Crecí en la España que tenía dos
canales. Un tiempo donde echaban programas como Estudio 1, el Hombre y la Tierra
o Historias para no Dormir. Los viernes teníamos la opción del
1,2,3 en la primera, y en la segunda La Clave. Ese espacio dirigido
por Balbín que fue censurado por los socialistas al albor del
referéndum de la OTAN. De aquella decisión me viene una alergia a
los del capullo. Verán se me puso la lengua azul y comenzaron a
salirme manchas en la piel. El médico, hombre de mundo, concluyó
que mi espalda parecía el mapa de California. Ha llovido mucho desde
entonces, pero mis familiares siguen pensando que soy un tipo muy
raro. Lo que sí ha cambiado es el mundo de la tele. A veces asisto
atónito a un desfile de programas de mal gusto, donde diversas
cacatúas suponen que si berrean en vez de hablar, los sonidos que
escapan de sus hocicos acabarán, de alguna manera, adquiriendo algún
sentido.
En cualquier caso, la tele en España
ha dado la oportunidad a la industria del cine para quitarse de en
medio a miles de pésimos actores que solían arruinar todas sus
producciones. El problema, sin embargo, es que estos actores de pelo
y medio tornan al mundo cinematográfico sin pasar por el teatro. Y
claro, así no hay manera de que aprendan a vocalizar. A veces, una
película española es más difícil de entender que un documental
realizado en chino taiwanés. Miren para comprombarlo alguna cinta de Mario Casas, un
chico al que fusilaría al amanecer, sin juicio previo. Pero no
quiero desviarme del tema
La tele en España es una basura de tal
calibre que hay canales que muchos desconectamos por el temor
fundado a que la idiocia sea contagiosa. Por eso, en mi aparato
televisivo no aparecen nunca ni Canal Sur, ni Telecinco. Este último
solía vender Venus de mercadillo provenientes del planeta Putón. Y
del ente andaluz podríamos escribir millones de ensayos sobre los
efectos de sus programas en la población. Véase María Gámez como
ejemplo ilustrativo. Una mujer que la primera vez que vio la cabeza
de un toro colgada en una pared, salió de la habitación a voz en
grito, preguntándose como habían metido al cornudo- no hablo de su
compañero sentimental- en aquel sitio.
En cuanto a los otros canales, he de
añadir que salto como un poseso sobre el mando a distancia al menor
atisbo de papanatada o corrección política. Otro aspecto que
detesto del mundo de la televisión, es el deseo de millones de
ciudadanos a aparecer en ella. No parecen entender que hay épocas y
lugares en las que no ser nadie es más honorable que ser una Toñi
Moreno cualquiera. Incluso el que aquí suscribe tuvo su momento de
gloria en la caja tonta. Fue una mañana cuando una entrevistadora de
la tele tuvo la osadía de pararme por las calles de Barcelona para
hacerme unas preguntas. Por supuesto, accedí a ello con la doble
intención de observar sus pechos y, de paso, arruinarle la carrera.
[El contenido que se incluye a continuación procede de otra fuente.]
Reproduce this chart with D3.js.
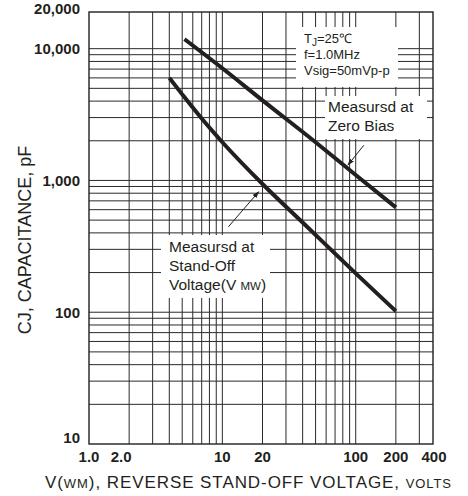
<!DOCTYPE html>
<html>
<head>
<meta charset="utf-8">
<script src="https://cdn.jsdelivr.net/npm/d3@7"></script>
<style>
  body { margin: 0; background: #fff; }
  text { font-family: "Liberation Sans", Arial, Helvetica, sans-serif; fill: #231f20; }
</style>
</head>
<body>
<svg id="chart"></svg>
<script>
// values (volts, pF)
const zeroBiasV = [5.2, 10, 20, 50, 100, 200];
const zeroBiasC = [11800, 7100, 4050, 1950, 1100, 625];
const standOffV = [4, 5, 7, 10, 20, 40, 100, 200];
const standOffC = [6000, 4500, 2950, 1950, 940, 480, 197, 102];

const xTickValues = [1, 2, 10, 20, 100, 200, 400];
const xTickLabels = ["1.0", "2.0", "10", "20", "100", "200", "400"];
const yTickValues = [10, 100, 1000, 10000, 20000];
const yTickLabels = ["10", "100", "1,000", "10,000", "20,000"];

const width = 468, height = 496;
const plot = { left: 89, right: 433, top: 12, bottom: 444 };

const svg = d3.select("#chart")
    .attr("width", width)
    .attr("height", height);

const x = d3.scaleLog().domain([1, 400]).range([89, 436]);
const y = d3.scaleLog().domain([10, 20000]).range([444, 9]);

// minor grid 2..9 of each decade
const xGrid = [];
[1, 10, 100].forEach(d => {
    for (let k = 2; k <= 10; k++) {
        const v = d * k;
        if (v < 400) xGrid.push(v);
    }
});
const yGrid = [];
[10, 100, 1000].forEach(d => {
    for (let k = 2; k <= 10; k++) yGrid.push(d * k);
});

const grid = svg.append("g");
grid.selectAll("line.v")
    .data(xGrid)
    .join("line")
    .attr("class", "v")
    .attr("x1", d => x(d)).attr("x2", d => x(d))
    .attr("y1", plot.top).attr("y2", plot.bottom)
    .attr("stroke", "#2a2a2a")
    .attr("stroke-width", 1);
grid.selectAll("line.h")
    .data(yGrid)
    .join("line")
    .attr("class", "h")
    .attr("x1", plot.left).attr("x2", plot.right)
    .attr("y1", d => y(d)).attr("y2", d => y(d))
    .attr("stroke", "#2a2a2a")
    .attr("stroke-width", 1);

// white boxes behind the notes break the grid
const boxes = [
    { x0: 296, y0: 27, x1: 398, y1: 87 },
    { x0: 325, y0: 96, x1: 427, y1: 139 },
    { x0: 161, y0: 235, x1: 270, y1: 298 }
];
svg.append("g").selectAll("rect")
    .data(boxes)
    .join("rect")
    .attr("x", d => d.x0).attr("y", d => d.y0)
    .attr("width", d => d.x1 - d.x0).attr("height", d => d.y1 - d.y0)
    .attr("fill", "#fff");

svg.append("rect")
    .attr("x", plot.left).attr("y", plot.top)
    .attr("width", plot.right - plot.left)
    .attr("height", plot.bottom - plot.top)
    .attr("fill", "none")
    .attr("stroke", "#231f20")
    .attr("stroke-width", 1.4);

// curves
const line = d3.line()
    .x(d => x(d[0]))
    .y(d => y(d[1]))
    .curve(d3.curveMonotoneX);

[d3.zip(zeroBiasV, zeroBiasC), d3.zip(standOffV, standOffC)].forEach(s => {
    svg.append("path")
        .datum(s)
        .attr("d", line)
        .attr("fill", "none")
        .attr("stroke", "#231f20")
        .attr("stroke-width", 4);
});

// arrows
svg.append("defs").append("marker")
    .attr("id", "head")
    .attr("viewBox", "0 0 10 10")
    .attr("refX", 9).attr("refY", 5)
    .attr("markerWidth", 7).attr("markerHeight", 7)
    .attr("markerUnits", "userSpaceOnUse")
    .attr("orient", "auto")
    .append("path")
    .attr("d", "M0,1.5L10,5L0,8.5Z")
    .attr("fill", "#231f20");

const arrows = [
    { from: [115, 1850], to: [87.5, 1310] },
    { from: [11.1, 445], to: [18.7, 820] }
];
svg.append("g").selectAll("line")
    .data(arrows)
    .join("line")
    .attr("x1", d => x(d.from[0])).attr("y1", d => y(d.from[1]))
    .attr("x2", d => x(d.to[0])).attr("y2", d => y(d.to[1]))
    .attr("stroke", "#231f20")
    .attr("stroke-width", 1)
    .attr("marker-end", "url(#head)");

// notes
const note1 = svg.append("text").attr("font-size", 13);
const t1 = note1.append("tspan").attr("x", 304).attr("y", 43);
t1.append("tspan").text("T");
t1.append("tspan").attr("font-size", 10).attr("dy", 3).text("J");
t1.append("tspan").attr("dy", -3).text("=25\u2103");
note1.append("tspan").attr("x", 304).attr("y", 59).text("f=1.0MHz");
note1.append("tspan").attr("x", 304).attr("y", 75).text("Vsig=50mVp-p");

const note2 = svg.append("text").attr("font-size", 15.5);
note2.append("tspan").attr("x", 328).attr("y", 112).text("Measursd at");
note2.append("tspan").attr("x", 328).attr("y", 131).text("Zero Bias");

const note3 = svg.append("text").attr("font-size", 15.5);
note3.append("tspan").attr("x", 169).attr("y", 252).text("Measursd at");
note3.append("tspan").attr("x", 169).attr("y", 271).text("Stand-Off");
const l3 = note3.append("tspan").attr("x", 169).attr("y", 290);
l3.append("tspan").text("Voltage(V ");
l3.append("tspan").attr("font-size", 11.5).text("MW");
l3.append("tspan").text(")");

// tick labels
svg.append("g").selectAll("text")
    .data(yTickValues)
    .join("text")
    .attr("x", 80)
    .attr("y", d => Math.min(y(d), 438))
    .attr("dy", "0.36em")
    .attr("text-anchor", "end")
    .attr("font-size", 15)
    .attr("font-weight", "bold")
    .text((d, i) => yTickLabels[i]);

svg.append("g").selectAll("text")
    .data(xTickValues)
    .join("text")
    .attr("x", d => x(d) + (d === 2 ? -8 : 0) + (d === 400 ? -2 : 0))
    .attr("y", 462)
    .attr("text-anchor", "middle")
    .attr("font-size", 15)
    .attr("font-weight", "bold")
    .text((d, i) => xTickLabels[i]);

// axis titles
const xt = svg.append("text")
    .attr("x", 45).attr("y", 488)
    .attr("font-size", 17)
    .attr("textLength", 406)
    .attr("lengthAdjust", "spacing");
xt.append("tspan").text("V(");
xt.append("tspan").attr("font-size", 13).text("WM");
xt.append("tspan").text("), REVERSE STAND-OFF VOLTAGE, ");
xt.append("tspan").attr("font-size", 13).text("VOLTS");

svg.append("text")
    .attr("transform", "translate(31,240) rotate(-90)")
    .attr("text-anchor", "middle")
    .attr("font-size", 18)
    .text("CJ, CAPACITANCE, pF");
</script>
</body>
</html>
Recuerdo que me preguntó sobre mi profesión, a lo que respondí que
vendía esponjas a los borrachos que no podían llevarse todo el
alcohol a casa. Por desgracia, ser guapetona y tener una gran
delantera, no son las únicas virtudes requeridas para ser buena
periodista. Aquella chica se tragó mi historia sin pestañear. El
cámara que no era tonto, excepto cuando se colocaba tras una lente,
le hizo una seña a la ilusa para que siguiera con el cuestionario.
Aquellos minutos fueron suficientes para acabar con su carrera
televisiva. Todavía hoy se la puede ver de camarera en el bar
Zurich de las Ramblas. Empero, otras personas de mucho menos talento
han triunfado en el complicado mundo del espectáculo; desde arpías
como Irma Soriana, hasta retrasadas profundas como Leticia Savater.
Coño si hasta Jesús Gil presentaba, en su momento, un programa
metido en un jacuzzi. Eso sí, también hemos tenido gloriosas
excepciones como Eduard Punset, director y presentador de Redes.
En mi opinión, los ciudadanos que
tienen mucho apego al rebaño televisivo, tienen algo de borrego.
Cuando pienso en ello, y en la cantidad de cantamañanas que han
inundado nuestros hogares de telebasura, sólo hallo la paz en el
acceso directo al jamón de pata negra. Un producto que, por cierto,
también anunciaba en la tele otro maestro de la caja boba, el señor
Bertín Osborne. Y es que no hay territorio que no haya sido violado
por esos monstruos. Háganme caso, apaguen la tele y póngase a leer.